Friday, April 19, 2024

The John Adams Courthouse in Boston, where the Massachusetts Supreme Judicial Court rules. (Photo: David Coviello via Flickr)

A man convicted of a string of home burglaries in Cambridge and Brookline in 2012 should get a second chance to suppress results of a search stemming from police entering his apartment unlawfully, the Supreme Judicial Court ruled Friday. The decision also established a clearer standard for evaluating whether prosecutors can use evidence from warrantless searches.

The defendant, Washington Pearson, was convicted twice after two trials: one involving the Brookline break-ins and the other involving the Cambridge burglaries. The SJC ruling came in the Cambridge case; Pearson exhausted his appeals in the Brookline case. He is serving a 10-year sentence for the Cambridge thefts that was lengthened because he was judged a habitual offender.

Pearson’s court-appointed lawyer, Edward Crane, said, “We’re happy with the victory,” adding that the case isn’t over. Meghan Kelly, spokeswoman for Middlesex District Attorney Marian Ryan, agreed that “the case is still open,” saying the SJC sent the case back to the lower court to decide the issue of the search. She declined further comment.

According to testimony, police trained their sights on Pearson after his former wife and companion in the thefts, Jennell Johnson, left her driver’s license in a burgled Cambridge apartment at 85 Hancock St., Mid-Cambridge, and investigators found booking photos of Johnson and Pearson in a previous case. (Johnson later cooperated with prosecutors and testified against Pearson.) In another Cambridge incident, a woman who lived at 345 Franklin St., Riverside, said she was leaving her apartment to get coffee when she met Pearson and Johnson in the elevator and noticed that they traveled to her floor. When she returned, she met them again as they were leaving the elevator on the first floor. She went up to her floor and saw marks on her door indicating an attempted break-in, according to testimony. The couple didn’t get in.

There was also evidence that Pearson and Johnson used credit cards stolen from apartments in Brookline and Cambridge to buy merchandise at stores in Cambridge and Boston, and that Pearson sold some items to a man named “Dave” outside the stores.

Applied for warrants

Brookline police applied for arrest warrants for the couple shortly after midnight on Feb. 9, 2012, and a clerk-magistrate found probable cause to issue them. But officers from Cambridge, Brookline and Lynn did not have warrants six hours later when they went to the couple’s apartment in Lynn. They told Johnson wrongly that they had a warrant for her arrest, and entered the apartment. They found numerous items that had been taken in the burglaries, according to testimony.

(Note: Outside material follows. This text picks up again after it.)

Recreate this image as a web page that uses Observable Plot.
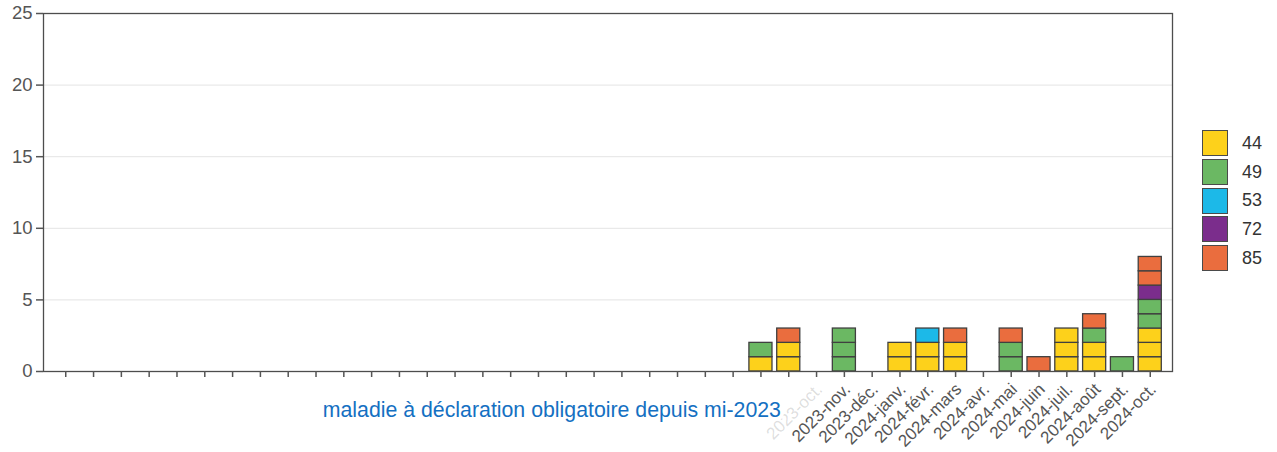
<!DOCTYPE html>
<html>
<head>
<meta charset="utf-8">
<script src="https://cdn.jsdelivr.net/npm/d3@7"></script>
<script src="https://cdn.jsdelivr.net/npm/@observablehq/plot@0.6"></script>
<style>
  html, body { margin: 0; padding: 0; background: #fff; }
  #wrap { position: relative; width: 1277px; height: 452px; font-family: "Liberation Sans", Arial, sans-serif; }
  #legend { position: absolute; left: 1202px; top: 129px; }
  .lg-row { display: flex; align-items: center; height: 28.7px; }
  .lg-sw { width: 24px; height: 24px; border: 1.3px solid #4a4a4a; box-sizing: content-box; }
  .lg-lab { margin-left: 14px; font-size: 18px; color: #333; }
</style>
</head>
<body>
<div id="wrap"><div id="legend"></div></div>
<script>
const months = ["2021-juil.","2021-août","2021-sept.","2021-oct.","2021-nov.","2021-déc.",
  "2022-janv.","2022-févr.","2022-mars","2022-avr.","2022-mai","2022-juin","2022-juil.","2022-août","2022-sept.","2022-oct.","2022-nov.","2022-déc.",
  "2023-janv.","2023-févr.","2023-mars","2023-avr.","2023-mai","2023-juin","2023-juil.","2023-août","2023-sept.","2023-oct.","2023-nov.","2023-déc.",
  "2024-janv.","2024-févr.","2024-mars","2024-avr.","2024-mai","2024-juin","2024-juil.","2024-août","2024-sept.","2024-oct."];

const depts = ["44", "49", "53", "72", "85"];
const deptColors = ["#FDD11B", "#6BB863", "#1CB9E8", "#7B2D8C", "#EA6D3E"];

// monthly case counts per department (same order as months)
const d44 = [0,0,0,0,0,0, 0,0,0,0,0,0,0,0,0,0,0,0, 0,0,0,0,0,0,0,1,2,0,0,0, 2,2,2,0,0,0,3,2,0,3];
const d49 = [0,0,0,0,0,0, 0,0,0,0,0,0,0,0,0,0,0,0, 0,0,0,0,0,0,0,1,0,0,3,0, 0,0,0,0,2,0,0,1,1,2];
const d53 = [0,0,0,0,0,0, 0,0,0,0,0,0,0,0,0,0,0,0, 0,0,0,0,0,0,0,0,0,0,0,0, 0,1,0,0,0,0,0,0,0,0];
const d72 = [0,0,0,0,0,0, 0,0,0,0,0,0,0,0,0,0,0,0, 0,0,0,0,0,0,0,0,0,0,0,0, 0,0,0,0,0,0,0,0,0,1];
const d85 = [0,0,0,0,0,0, 0,0,0,0,0,0,0,0,0,0,0,0, 0,0,0,0,0,0,0,0,1,0,0,0, 0,0,1,0,1,1,0,1,0,2];

const yTicks = [0, 5, 10, 15, 20, 25];
const yGrid = [5, 10, 15, 20];
const labeledMonths = ["2023-nov.","2023-déc.","2024-janv.","2024-févr.","2024-mars","2024-avr.","2024-mai","2024-juin","2024-juil.","2024-août","2024-sept.","2024-oct."];
const fadedMonths = ["2023-oct."];
const annotation = "maladie à déclaration obligatoire depuis mi-2023";
const annotationAt = "2023-août";

const series = [d44, d49, d53, d72, d85];
// one row per case, so each case is its own outlined cell
const units = [];
months.forEach((m, i) => {
  depts.forEach((d, j) => {
    for (let k = 0; k < series[j][i]; k++) units.push({month: m, dept: d});
  });
});

const chart = Plot.plot({
  width: 1277,
  height: 452,
  marginLeft: 43,
  marginRight: 105,
  marginTop: 13,
  marginBottom: 81,
  style: {fontFamily: "Liberation Sans, Arial, sans-serif", background: "transparent", color: "#4d4d4d", overflow: "visible"},
  x: {domain: months, paddingInner: 0.17, paddingOuter: 0.385, label: null},
  y: {domain: [0, 25], label: null},
  color: {domain: depts, range: deptColors},
  marks: [
    Plot.gridY(yGrid, {stroke: "#e4e4e4", strokeOpacity: 1, strokeWidth: 1}),
    Plot.barY(units, Plot.stackY({x: "month", y: 1, fill: "dept", stroke: "#404040", strokeWidth: 1.3})),
    Plot.frame({stroke: "#4d4d4d", strokeWidth: 1.3}),
    Plot.axisY({ticks: yTicks, tickSize: 7, tickPadding: 4, fontSize: 18.5, color: "#555", strokeWidth: 1.5, label: null}),
    Plot.axisX({tickSize: 6, strokeWidth: 1.5, color: "#555", label: null, tickFormat: () => ""}),
    Plot.axisX(labeledMonths, {tickRotate: -45, tickSize: 0, tickPadding: 10, dx: 3, dy: 5, fontSize: 17, color: "#555", label: null}),
    Plot.axisX(fadedMonths, {tickRotate: -45, tickSize: 0, tickPadding: 10, dx: 3, dy: 5, fontSize: 17, color: "#555", opacity: 0.2, label: null}),
    Plot.text([{label: annotation, at: annotationAt}], {x: "at", text: "label", frameAnchor: "bottom", lineAnchor: "middle",
      textAnchor: "end", dx: 20, dy: 39, fontSize: 21.3, fill: "#1470C2", stroke: "white", strokeWidth: 8})
  ]
});
document.getElementById("wrap").prepend(chart);

const legend = d3.select("#legend");
depts.forEach((d, i) => {
  const row = legend.append("div").attr("class", "lg-row");
  row.append("div").attr("class", "lg-sw").style("background", deptColors[i]);
  row.append("div").attr("class", "lg-lab").text(d);
});
</script>
</body>
</html>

After arresting Pearson and Johnson, police got a search warrant for the apartment and two cars and performed a more thorough search.

Pearson’s lawyer, Crane, argued at both of Pearson’s trials that evidence from the search couldn’t be presented because the basis for the search warrant came from what police discovered when they entered the couple’s apartment illegally. Lower court judges found that the initial entry wasn’t lawful but agreed with prosecutors that police had sufficient basis to get the search warrant aside from the results of the illegal entry – known as the “independent source doctrine.”

Pearson lost all his appeals in the Brookline case, including before the SJC. The justices took up the Cambridge case after the Appeals Court, in a split decision on the Cambridge verdict, adopted an independent source doctrine that departed from many previous decisions.

The SJC said Friday that it was providing “clarification regarding the application of the independent source doctrine” in its ruling reversing the lower courts on Pearson’s burglary and credit card convictions and ordering another look at the legality of the search warrant.